Today, as the second youngest physical component of the lighthouse (second to the boardwalk), the Lantern Room remains structurally solid and sound. A thousand plus visitors a year climb the tower stairs to visit the lantern room to view the light and the amazing view of Saco Bay.

In the fall of 2012, the interior and exterior of the lantern room was repainted. Previously, some of the surfaces were starting to rust, which was causing a rusty discoloration of the newly painted tower as rain water washed over the lantern room’s exterior surface and onto the tower below. Coincidentally, the Coast Guard replaced the old VRB-25 light, with a new high efficiency LED lighting system soon after the restoration work. Further work on the lantern room should now not be needed for many years at this time.

The Connector

It is easy to overlook the importance of the connector between the Keeper’s House and the light tower on the warm sunny days when tour guests visit Wood Island. For those Keepers who lived on the island year-round, the connector however made work and life for the Keeper far more bearable than the weather challenges faced at those lighthouses which lacked such a luxury.

In 2011, the roof of the connector was restored as an add on project to the Keeper’s House restoration performed in that year.

In 2012 the exterior of the connecter was restored to the 1906 board and batting design. Foundation work was done to restabalize the granite foundations for the connector and a new floor was placed. The connector now remains structurally sound and weatherized for many years to come.

In 2022 FOWIL restored the interior of the connector and improved the space for displaying our many informational posters.

Future projects on the connecter will involve installing a security door at the entrance to tower base, and the replacement of the current security door at the entrance to the connector.

Oil House

The oil house is a unique feature of Wood Island Lighthouse. The oil house was built to store the flammable liquids used to light generations of burning lights that were used in the lantern room. Most of the oil houses built at Maine’s lighthouses were built out of bricks, which makes our attractive stone lighthouse with a slate roof quite unique and picturesque in its location of overlooking Saco Bay.

Years of no maintenance and occupation by seagulls left the interior of the oil house in poor shape. In the early summer of 2013, FOWIL volunteers cleaned out the oil house, repaired the broken door frame and door, and repainted the trim. The oil house was made secure again to keep animals out, and now is used to store maintenance supplies that were previously stored in the lighthouse connector. After the new floor was installed in the lighthouse connector in the Fall of 2013, we needed to move these items to a new location so as to not damage the new floor. In the Fall of 2015 and the Spring of 2016, the slate roof was restored after years of wear and damage.

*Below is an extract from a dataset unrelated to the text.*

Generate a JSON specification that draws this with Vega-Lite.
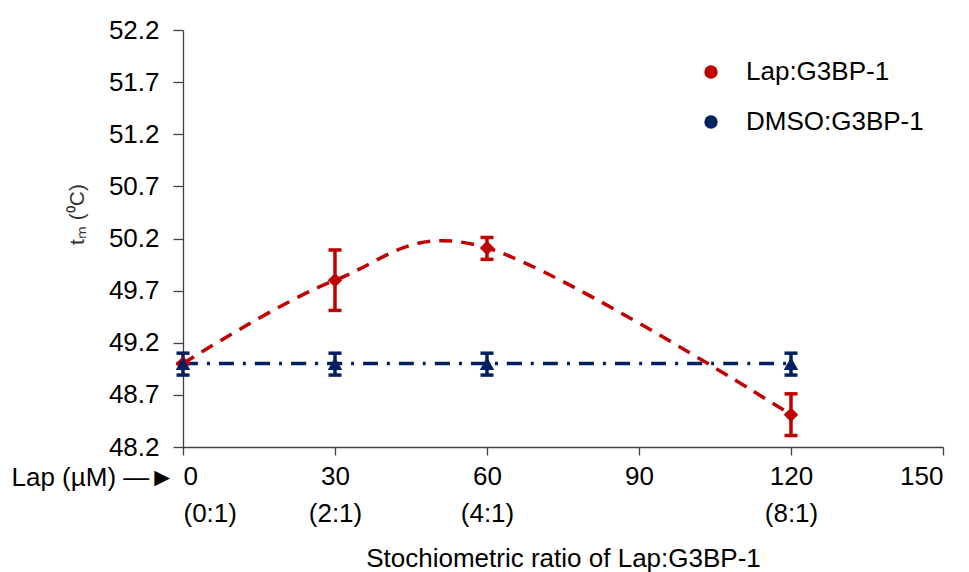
{
  "$schema": "https://vega.github.io/schema/vega-lite/v6.json",
  "width": 760,
  "height": 417,
  "autosize": {"type": "none"},
  "padding": {"left": 183, "top": 30, "right": 26, "bottom": 125},
  "background": "white",
  "config": {
    "font": "Liberation Sans",
    "view": {"stroke": null},
    "axis": {"grid": false, "domainColor": "#404040", "tickColor": "#404040", "domainWidth": 1.3, "tickWidth": 1.3, "labelColor": "#000000", "labelFontSize": 26, "titleFontWeight": "normal", "titleColor": "#000000"}
  },
  "data": {
    "values": [
      {"series": "Lap:G3BP-1", "x": 0, "y": 49.0, "lo": 49.0, "hi": 49.0},
      {"series": "Lap:G3BP-1", "x": 30, "y": 49.8, "lo": 49.51, "hi": 50.09},
      {"series": "Lap:G3BP-1", "x": 60, "y": 50.11, "lo": 50.0, "hi": 50.21},
      {"series": "Lap:G3BP-1", "x": 120, "y": 48.51, "lo": 48.31, "hi": 48.71},
      {"series": "DMSO:G3BP-1", "x": 0, "y": 49.0, "lo": 48.89, "hi": 49.1},
      {"series": "DMSO:G3BP-1", "x": 30, "y": 49.0, "lo": 48.89, "hi": 49.1},
      {"series": "DMSO:G3BP-1", "x": 60, "y": 49.0, "lo": 48.89, "hi": 49.1},
      {"series": "DMSO:G3BP-1", "x": 120, "y": 49.0, "lo": 48.89, "hi": 49.1}
    ]
  },
  "encoding": {
    "x": {
      "field": "x", "type": "quantitative",
      "scale": {"domain": [0, 150], "nice": false, "zero": false},
      "axis": {
        "values": [0, 30, 60, 90, 120, 150],
        "tickSize": 8,
        "labelPadding": 8,
        "labelLineHeight": 37,
        "labelBaseline": "top",
        "labelExpr": "datum.value == 0 ? ['0', '(0:1)'] : datum.value == 30 ? ['30', '(2:1)'] : datum.value == 60 ? ['60', '(4:1)'] : datum.value == 120 ? ['120', '(8:1)'] : [datum.label, '']",
        "title": "Stochiometric ratio of Lap:G3BP-1",
        "titleFontSize": 26,
        "titlePadding": 19
      }
    },
    "y": {
      "field": "y", "type": "quantitative",
      "scale": {"domain": [48.2, 52.2], "nice": false, "zero": false},
      "axis": {
        "values": [48.2, 48.7, 49.2, 49.7, 50.2, 50.7, 51.2, 51.7, 52.2],
        "format": ".1f",
        "tickSize": 10,
        "labelPadding": 14,
        "title": "tₘ (⁰C)",
        "titleFontSize": 21,
        "titleColor": "#333333",
        "titleAngle": -90,
        "titleBaseline": "middle",
        "titleAlign": "center",
        "titleX": -106,
        "titleY": 184
      }
    }
  },
  "layer": [
    {
      "mark": {"type": "line", "interpolate": "cardinal", "strokeWidth": 3.5},
      "encoding": {
        "color": {"field": "series", "type": "nominal", "scale": {"domain": ["DMSO:G3BP-1", "Lap:G3BP-1"], "range": ["#002060", "#C00000"]}, "legend": null},
        "strokeDash": {"field": "series", "type": "nominal", "scale": {"domain": ["DMSO:G3BP-1", "Lap:G3BP-1"], "range": [[15, 9, 3, 9], [13, 9]]}, "legend": null}
      }
    },
    {
      "mark": {"type": "rule", "strokeWidth": 3.5, "opacity": 1},
      "encoding": {
        "y": {"field": "lo", "type": "quantitative"},
        "y2": {"field": "hi"},
        "color": {"field": "series", "type": "nominal", "legend": null}
      }
    },
    {
      "mark": {"type": "tick", "orient": "horizontal", "size": 13, "thickness": 3.5, "opacity": 1},
      "encoding": {
        "y": {"field": "lo", "type": "quantitative"},
        "color": {"field": "series", "type": "nominal", "legend": null}
      }
    },
    {
      "mark": {"type": "tick", "orient": "horizontal", "size": 13, "thickness": 3.5, "opacity": 1},
      "encoding": {
        "y": {"field": "hi", "type": "quantitative"},
        "color": {"field": "series", "type": "nominal", "legend": null}
      }
    },
    {
      "mark": {"type": "point", "filled": true, "size": 210, "opacity": 1, "strokeWidth": 0},
      "encoding": {
        "shape": {"field": "series", "type": "nominal", "scale": {"domain": ["DMSO:G3BP-1", "Lap:G3BP-1"], "range": ["triangle-up", "diamond"]}, "legend": null},
        "fill": {
          "field": "series", "type": "nominal",
          "scale": {"domain": ["Lap:G3BP-1", "DMSO:G3BP-1"], "range": ["#C00000", "#002060"]},
          "legend": {
            "title": null,
            "orient": "none",
            "legendX": 515,
            "legendY": 29,
            "symbolSize": 180,
            "symbolStrokeWidth": 0,
            "labelOffset": 22,
            "labelFontSize": 26,
            "labelColor": "#000000",
            "labelLimit": 300,
            "rowPadding": 24,
            "padding": 0,
            "encode": {
              "symbols": {
                "shape": {"value": {"expr": "datum.value === 'Lap:G3BP-1' ? 'diamond' : 'triangle-up'"}},
                "strokeWidth": {"value": 0},
                "opacity": {"value": 1}
              }
            }
          }
        }
      }
    },
    {
      "data": {"values": [{"x": 0, "y": 48.2, "label": "Lap (µM) —►"}]},
      "mark": {"type": "text", "align": "right", "baseline": "middle", "dx": -8, "dy": 31, "fontSize": 26, "color": "#000000"},
      "encoding": {
        "text": {"field": "label"}
      }
    }
  ]
}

The boathouse is located on the west side of Wood Island. The location is a half mile across the island from the lighthouse, but provides the best sheltered landing spot on the island. The boathouse is need of repairs and renovations. The exterior is missing many shingles and is in need of new paint.

In 2012 the aged and damaged boathouse door was replaced, along with repairs made to the door frame and adjacent floor. In 2015 the exterior of the boathouse was re-shingled and repainted, with some finish work rolling over into 2016. This work allowed FOWIL’s historic and restored “peapod” boat to be returned to the island in 2016 where it is now on display in the boathouse. In 2016 the US Coast Guard painted a new sign for the boat house, which was installed by FOWIL volunteers.

During the summer of 2022 the exterior of the boathouse had damaged shingles replaced and was painting. Unfortunately, a severe winter storm in December 2022 damaged many of the shingles on the lower side of the southern wall. High surf also pushed rocks up and underneath the walking platform and ramp along the front the the boathouse. This lifted and damaged the platform. Volunteers in May 2023 had to dismantle the platform, remove the rocks, and then reassemble and repair the platform in order for FOWIL to conduct normal operations.